OPN 190721 SAUDI-1563712425907
US Marine Corps General Kenneth F. McKenzie Jr., Commander of the US Central Command (CENTCOM), shakes hands with Saudi military officers during his visit to a military base in Al Kharj in central Saudi Arabia on July 18, 2019. Image Credit: AFP

The announcement that US ground troops are being deployed in Saudi Arabia sends a clear message that Washington and the kingdom are in unison and lockstep to ensure the safety, peace and stability of this region. While there are forces at work across the Gulf intent on spreading uncertainty, creating tensions and threatening the free passage of maritime vessels to disrupt the critical flow of petrochemicals to international markets, the deployment of the US forces into Saudi Arabia underlines the unity of purpose in maintaining security.

There are long and deep ties between Washington and Riyadh and this deployment is but the latest chapter in their joint efforts to provide the conditions where negative forces and those who seek conflict are faced with the cold and clear reality that their seditious and malfeasant efforts will not succeed. Indeed, the deployment has been approved by King Salman Bin Abdul Aziz Al Saud, adding that it would “strengthen regional stability and security”.

Make no mistake, this deployment sends a clear message to Tehran that its actions in stoking tensions across this region will not be tolerated.

When faced with a common threat, Gulf nations can rely on the terms of their common defence strategy, the Peninsula Shield. US troops were first deployed in the kingdom in preparations for Operation Desert Storm — the same crisis that led to Peninsula Shield — and had a presence in the kingdom up to 2003.
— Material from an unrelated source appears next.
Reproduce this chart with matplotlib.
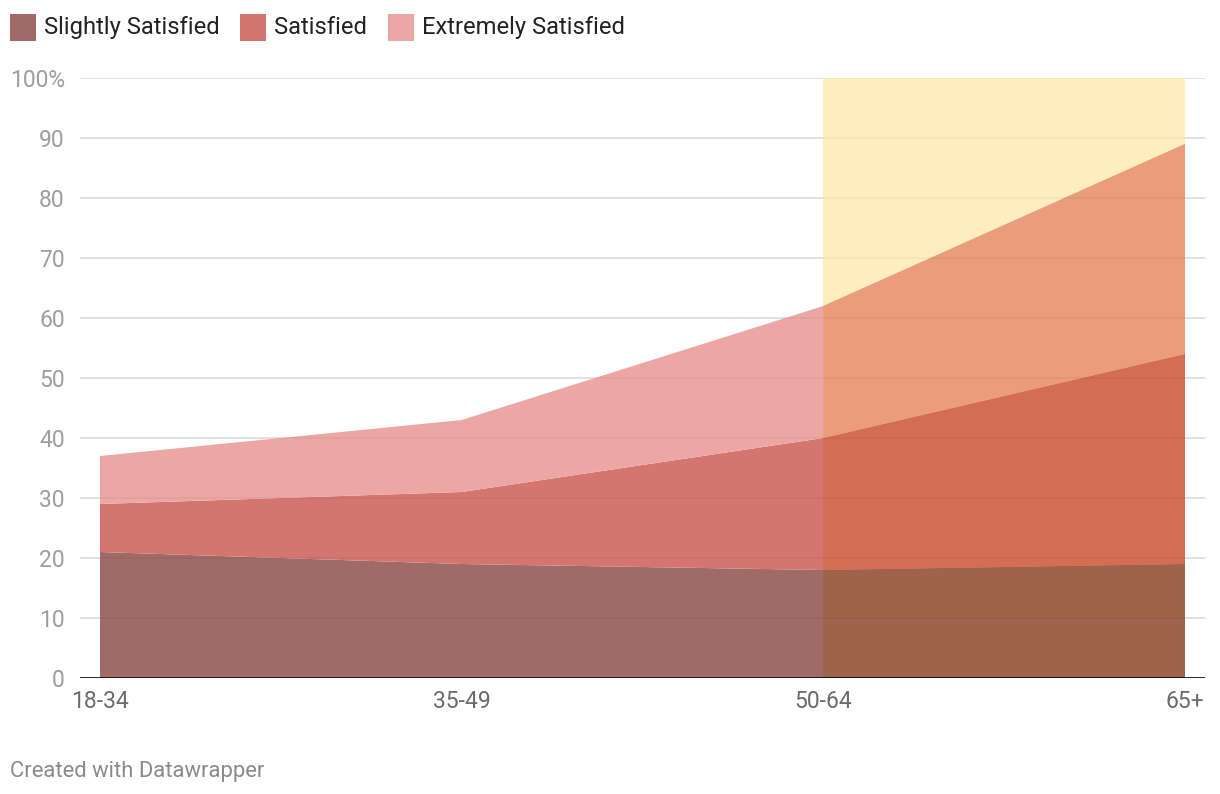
import numpy as np
import matplotlib
matplotlib.use("Agg")
import matplotlib.pyplot as plt
from matplotlib.colors import to_rgb
from matplotlib.patches import Rectangle

plt.rcParams["font.family"] = ["Roboto", "DejaVu Sans"]

# data (percent of respondents, stacked)
ages = ["18-34", "35-49", "50-64", "65+"]
series_names = ["Slightly Satisfied", "Satisfied", "Extremely Satisfied"]
slightly = [21, 19, 18, 19]
satisfied = [8, 12, 22, 35]
extremely = [8, 12, 22, 35]
highlight_from, highlight_to = "50-64", "65+"

colors = ["#a06a66", "#d4756f", "#eca7a4"]
highlight_color = "#feeebf"


def multiply(c1, c2):
    a = np.array(to_rgb(c1))
    b = np.array(to_rgb(c2))
    return tuple(a * b)


fig = plt.figure(figsize=(12.2, 7.94), dpi=100)
ax = fig.add_axes([80 / 1220, 116 / 794, 1125 / 1220, 600 / 794])

x = np.arange(len(ages))
values = [np.array(slightly), np.array(satisfied), np.array(extremely)]
bottoms = np.cumsum([np.zeros(len(ages))] + values[:-1], axis=0)

h0, h1 = ages.index(highlight_from), ages.index(highlight_to)
ax.add_patch(Rectangle((h0, 0), h1 - h0, 100, facecolor=highlight_color,
                       edgecolor="none", zorder=1))

seg = slice(h0, h1 + 1)
for vals, bot, col in zip(values, bottoms, colors):
    ax.fill_between(x, bot, bot + vals, facecolor=col, linewidth=0, zorder=2)
    ax.fill_between(x[seg], bot[seg], (bot + vals)[seg],
                    facecolor=multiply(col, highlight_color), linewidth=0, zorder=2.1)

# grid: light under everything, faint overlay on the areas
ticks = np.arange(0, 101, 10)
for t in ticks[1:]:
    ax.axhline(t, color="#e6e6e6", linewidth=1.2, zorder=0.5)
    ax.axhline(t, color="black", alpha=0.045, linewidth=1.2, zorder=3)
ax.axhline(0, color="#111111", linewidth=2, zorder=4)

ax.set_xlim(-20 / 361.67, 3 + 20 / 361.67)
ax.set_ylim(0, 100)
ax.set_yticks(ticks)
ax.set_yticklabels([str(t) if t < 100 else "100%" for t in ticks])
ax.set_xticks(x)
ax.set_xticklabels(ages)
ax.tick_params(axis="y", length=0, pad=11, labelsize=16.5, labelcolor="#9e9e9e")
ax.tick_params(axis="x", length=0, pad=9, labelsize=16.5, labelcolor="#6b6b6b")
for s in ax.spines.values():
    s.set_visible(False)

# legend
leg_x = [10, 240, 388]
for lx, name, col in zip(leg_x, series_names, colors):
    fig.patches.append(Rectangle((lx / 1220, 1 - 41 / 794), 26 / 1220, 27 / 794,
                                 transform=fig.transFigure, facecolor=col,
                                 edgecolor="none"))
    fig.text((lx + 34) / 1220, 1 - 27.5 / 794, name, fontsize=17.1,
             color="#222222", va="center", ha="left")

fig.text(10 / 1220, 1 - 771 / 794, "Created with Datawrapper", fontsize=15.8,
         color="#8a8a8a", va="center", ha="left")

fig.savefig("out.png", dpi=100, facecolor="white")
These are tense times. In the waters of the Arabian Gulf, through the critical bottleneck of the Strait of Hormuz, Iran is intent on disrupting maritime traffic. In the past two months, four tankers have been attacked off the east coast of the UAE, two more targeted in the Arabian Sea, another threatened and two more detained.

Clearly, Iran has a renewed agenda that ignores every convention and norm covering peaceful maritime traffic and vessels. Item 1 on that agenda is to spread sedition and extremism from the Bal Al Mandab to the Mediterranean — all to advance its sectarianism.

The tentacles of Iran’s Revolutionary Guard have armed Al Houthis in Yemen, destabilised and interfered in Iraq’s internal affairs, propped up the regime of Bashar Al Assad in Syria, disrupted civil society in Lebanon and spread sedition in the Gulf. When an airport in Saudi Arabia is attacked by drones, that is one step too far. Iran has taken too many similar steps of late, and the welcome presence of US troops in the kingdom should make it think twice.